Секрет Любимова. Валерий Золотухин
Вы подумайте о чести, о нашей чести, о чести всего государства, это же материал для буржуазной печати – «Вилара вывели в Советском Союзе из зрительного зала товарищи!». Нет, не могу с этим согласиться, я член партии, и я начинаю репетицию. Товарищи, идемте начинать, неудобно, люди ждут уже 15 минут.
Дупак: Я снимаю с себя всякую ответственность.
А люди действительно ждали… никто не покинул зал. Стояла та же гробовая тишина.
Вилар сидел все так же прямо и с предчувствием радости.
Любимов:
– Гости дорогие, извините, что мы вас заставили ждать, сейчас мы начнем… Артисты дорогие, я понимаю ваше состояние, но тем не менее прошу вас набраться мужества и провести репетицию спокойно и собранно. Приготовились… Лида, ты готова… Начали…
Я чуть не разревелся, когда сказал:
– Борис Можаев… Из жизни Федора Кузькина – Живой.
И спектакль пошел… ровно и в хорошем темпе. Где-то в «сомах» шеф прокомментировал в микрофон – «Молодец, Валерий». То же самое он сказал в антракте. Вилар приходил на полчаса, просидел все действие и в перерыве смылся.
После прогона в буфете состоялось небольшое обсуждение: выступали Вознесенский, Карякин, Крымова, Кондратович и Виноградов из «Нового мира»… Говорили много хорошего, критиковали почти все финал. Крымова вообще сказала отсечь всю часть после суда, кто-то сказал: «Кузькин гениально смеется». Все посмотрели в сторону буфета, где за ширмой сидел д. Вася, у которого я взял напрокат смех… Говорили, что мало любви с Зинкой.

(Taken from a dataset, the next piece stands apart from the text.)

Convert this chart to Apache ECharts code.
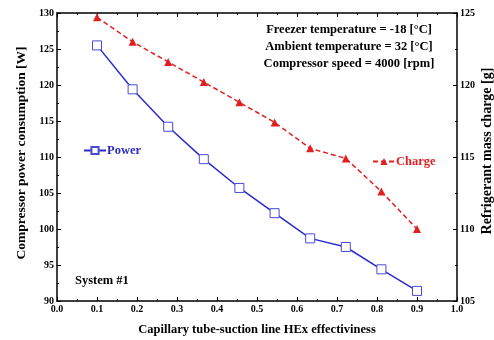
<!DOCTYPE html>
<html><head><meta charset="utf-8">
<script src="https://cdn.jsdelivr.net/npm/echarts@6/dist/echarts.min.js"></script>
<style>html,body{margin:0;padding:0;background:#fff}#c{width:494px;height:340px}</style>
</head><body><div id="c"></div>
<script>
const effectiveness = [0.1, 0.189, 0.278, 0.367, 0.456, 0.544, 0.633, 0.722, 0.811, 0.9];
const powerW = [125.5, 119.4, 114.2, 109.7, 105.7, 102.2, 98.7, 97.5, 94.4, 91.4];
const chargeG = [124.7, 123.0, 121.6, 120.2, 118.8, 117.4, 115.6, 114.9, 112.6, 110.0];
const notes = ['Freezer temperature = -18 [°C]', 'Ambient temperature = 32 [°C]', 'Compressor speed = 4000 [rpm]'];
const FONT = '"Liberation Serif", "Times New Roman", serif';
const chart = echarts.init(document.getElementById('c'));
const lbl = {color:'#000', fontFamily:FONT, fontWeight:'bold', fontSize:10};
const axisLine = {show:true, onZero:false, lineStyle:{color:'#000', width:1.5}};
const tick = {show:true, inside:true, length:4, lineStyle:{color:'#000'}};
const minor = {show:true, splitNumber:2, length:2, lineStyle:{color:'#000'}};
chart.setOption({
  animation:false,
  grid:{left:57, right:37, top:13, bottom:39, outerBoundsMode:'none', containLabel:false},
  legend:[
    {data:['Power'], left:78, top:139, itemWidth:22, itemHeight:9,
     textStyle:{color:'#2b2bbf', fontFamily:FONT, fontWeight:'bold', fontSize:12.5, padding:[0,0,0,-4]}},
    {data:['Charge'], left:367, top:150, itemWidth:22, itemHeight:9,
     textStyle:{color:'#e02020', fontFamily:FONT, fontWeight:'bold', fontSize:12.5, padding:[0,0,0,-4]}}
  ],
  xAxis:[
    {type:'value', min:0, max:1, interval:0.1, position:'bottom',
     name:'Capillary tube-suction line HEx effectiviness', nameLocation:'middle', nameGap:22, nameMoveOverlap:false,
     nameTextStyle:{color:'#000', fontFamily:FONT, fontWeight:'bold', fontSize:12.5},
     axisLine:axisLine, axisTick:tick, minorTick:minor, splitLine:{show:false},
     axisLabel:Object.assign({margin:3, formatter:v=>v.toFixed(1)}, lbl)},
    {type:'value', min:0, max:1, interval:0.1, position:'top',
     axisLine:axisLine, axisTick:tick, minorTick:minor, splitLine:{show:false}, axisLabel:{show:false}}
  ],
  yAxis:[
    {type:'value', min:90, max:130, interval:5, position:'left',
     name:'Compressor power consumption [W]', nameLocation:'middle', nameGap:28, nameMoveOverlap:false,
     nameTextStyle:{color:'#000', fontFamily:FONT, fontWeight:'bold', fontSize:13.5, padding:[0,0,0,8]},
     axisLine:axisLine, axisTick:tick, minorTick:minor, splitLine:{show:false},
     axisLabel:Object.assign({margin:3}, lbl)},
    {type:'value', min:105, max:125, interval:5, position:'right',
     name:'Refrigerant mass charge [g]', nameLocation:'middle', nameGap:23, nameRotate:90, nameMoveOverlap:false,
     nameTextStyle:{color:'#000', fontFamily:FONT, fontWeight:'bold', fontSize:14, padding:[0,0,0,12]},
     axisLine:axisLine, axisTick:tick, minorTick:minor, splitLine:{show:false},
     axisLabel:Object.assign({margin:3}, lbl)}
  ],
  series:[
    {name:'Power', type:'line', yAxisIndex:0, data:effectiveness.map((x,i)=>[x,powerW[i]]),
     symbol:'rect', symbolSize:9, showAllSymbol:true,
     lineStyle:{color:'#2b2bcc', width:1.5}, itemStyle:{color:'#fff', borderColor:'#4a4ad8', borderWidth:1}},
    {name:'Charge', type:'line', yAxisIndex:1, data:effectiveness.map((x,i)=>[x,chargeG[i]]),
     symbol:'triangle', symbolSize:8, showAllSymbol:true,
     lineStyle:{color:'#e02020', width:1.5, type:[5,3]}, itemStyle:{color:'#e02020'}}
  ],
  graphic:[
    ...notes.map((t,i)=>({type:'text', x:349, y:30+i*17,
      style:{text:t, fill:'#000', font:'bold 12.5px '+FONT, textAlign:'center', textVerticalAlign:'middle'}})),
    {type:'text', x:75, y:281, style:{text:'System #1', fill:'#000', font:'bold 12.5px '+FONT, textVerticalAlign:'middle'}}
  ]
});
</script></body></html>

Карякин: Классический образ получается, поздравляю… Здорово с медалями сыграл…
Любимов: Молодец, Валерий, я на тебя тогда взбеленился, но важно, чтобы ты сам понял, что ты правильный нашел ход. Продолжай набирать, не теряй, на весь спектакль бери дыхание и беги… Ты бежишь здесь на 10 000 метров, поэтому не сбивайся на мелочи, вези спектакль.
Весь день закончился в толках о скандале и спектакле.
Вечером – «Добрый», еле ноги доволок до дома.
Мой день сегодня.
Вчера и сегодня для меня, может быть, важные дни в рождении моего Фомича. И поэтому я подробно записываю, кто что сказал. Я борюсь со своей слабостью – привязанностью к людскому суждению – и чувствую – иногда совсем освобождаюсь от зависимости людского суда, это помогает в работе, в беге, но потом, когда закрылся занавес, хочется понять – нужно ли то, что ты делаешь, людям, в конечном счете для них наш труд, поэтому и тянешься к говорящему, и ждешь доброго слова, и огорчаешься, не дождавшись.
Сегодня прогон шел грязнее, с накладками и текстовыми, и особенно техническими. Были «друзья театра»: Логинов, Толстых, Марьямов, Эрдман с женой, критикесса из Управления и сама мадам Целиковская. Это ответственный момент. Почему я боюсь жену и тещу главного больше, чем его самого? Она смеялась. Но не на меня… А жаль… Хотя не очень. Очевидно, это слабость моя – нравиться женам великих людей.
Жена Эрдмана: Кузькин чудо. – И своей соседке: – Ведь правда, очень хорошо? – И соседка, кажется, согласилась.